**Written exercise:**
Send back exactly the lines from the opening line of the records below through the one with "13, 11, 10, 13, 5, 4, 4]".
Working data start
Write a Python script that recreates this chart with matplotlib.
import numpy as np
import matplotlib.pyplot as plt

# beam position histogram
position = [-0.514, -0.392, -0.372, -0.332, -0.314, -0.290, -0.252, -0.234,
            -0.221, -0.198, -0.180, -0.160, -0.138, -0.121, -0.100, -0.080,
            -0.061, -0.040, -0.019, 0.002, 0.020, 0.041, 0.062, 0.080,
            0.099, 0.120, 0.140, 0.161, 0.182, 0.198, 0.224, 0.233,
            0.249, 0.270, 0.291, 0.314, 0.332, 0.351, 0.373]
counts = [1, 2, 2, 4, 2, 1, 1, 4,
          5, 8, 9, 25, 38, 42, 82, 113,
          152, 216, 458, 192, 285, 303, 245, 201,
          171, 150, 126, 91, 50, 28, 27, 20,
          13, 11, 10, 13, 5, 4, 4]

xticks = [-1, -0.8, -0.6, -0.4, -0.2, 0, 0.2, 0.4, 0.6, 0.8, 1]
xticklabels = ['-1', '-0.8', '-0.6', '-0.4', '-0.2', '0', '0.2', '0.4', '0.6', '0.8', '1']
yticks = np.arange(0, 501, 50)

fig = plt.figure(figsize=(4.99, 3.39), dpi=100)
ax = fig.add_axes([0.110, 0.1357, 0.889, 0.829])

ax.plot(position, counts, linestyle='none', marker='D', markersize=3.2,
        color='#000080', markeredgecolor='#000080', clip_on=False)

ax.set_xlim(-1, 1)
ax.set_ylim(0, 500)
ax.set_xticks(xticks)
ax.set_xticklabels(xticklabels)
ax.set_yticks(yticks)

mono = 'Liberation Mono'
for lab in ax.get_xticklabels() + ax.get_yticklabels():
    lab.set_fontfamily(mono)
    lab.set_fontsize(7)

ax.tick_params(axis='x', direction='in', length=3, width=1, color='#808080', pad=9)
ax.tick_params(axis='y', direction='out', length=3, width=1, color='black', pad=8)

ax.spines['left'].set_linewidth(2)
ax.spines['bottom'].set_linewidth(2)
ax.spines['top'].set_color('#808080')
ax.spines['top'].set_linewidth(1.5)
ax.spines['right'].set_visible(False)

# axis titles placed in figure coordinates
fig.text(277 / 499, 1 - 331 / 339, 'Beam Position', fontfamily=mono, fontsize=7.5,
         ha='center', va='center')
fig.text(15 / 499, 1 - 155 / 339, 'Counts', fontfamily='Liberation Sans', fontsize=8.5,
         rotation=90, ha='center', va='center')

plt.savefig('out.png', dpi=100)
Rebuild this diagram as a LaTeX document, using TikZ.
Working data end
**Result for this task:**
Write a Python script that recreates this chart with matplotlib.
import numpy as np
import matplotlib.pyplot as plt

# beam position histogram
position = [-0.514, -0.392, -0.372, -0.332, -0.314, -0.290, -0.252, -0.234,
            -0.221, -0.198, -0.180, -0.160, -0.138, -0.121, -0.100, -0.080,
            -0.061, -0.040, -0.019, 0.002, 0.020, 0.041, 0.062, 0.080,
            0.099, 0.120, 0.140, 0.161, 0.182, 0.198, 0.224, 0.233,
            0.249, 0.270, 0.291, 0.314, 0.332, 0.351, 0.373]
counts = [1, 2, 2, 4, 2, 1, 1, 4,
          5, 8, 9, 25, 38, 42, 82, 113,
          152, 216, 458, 192, 285, 303, 245, 201,
          171, 150, 126, 91, 50, 28, 27, 20,
          13, 11, 10, 13, 5, 4, 4]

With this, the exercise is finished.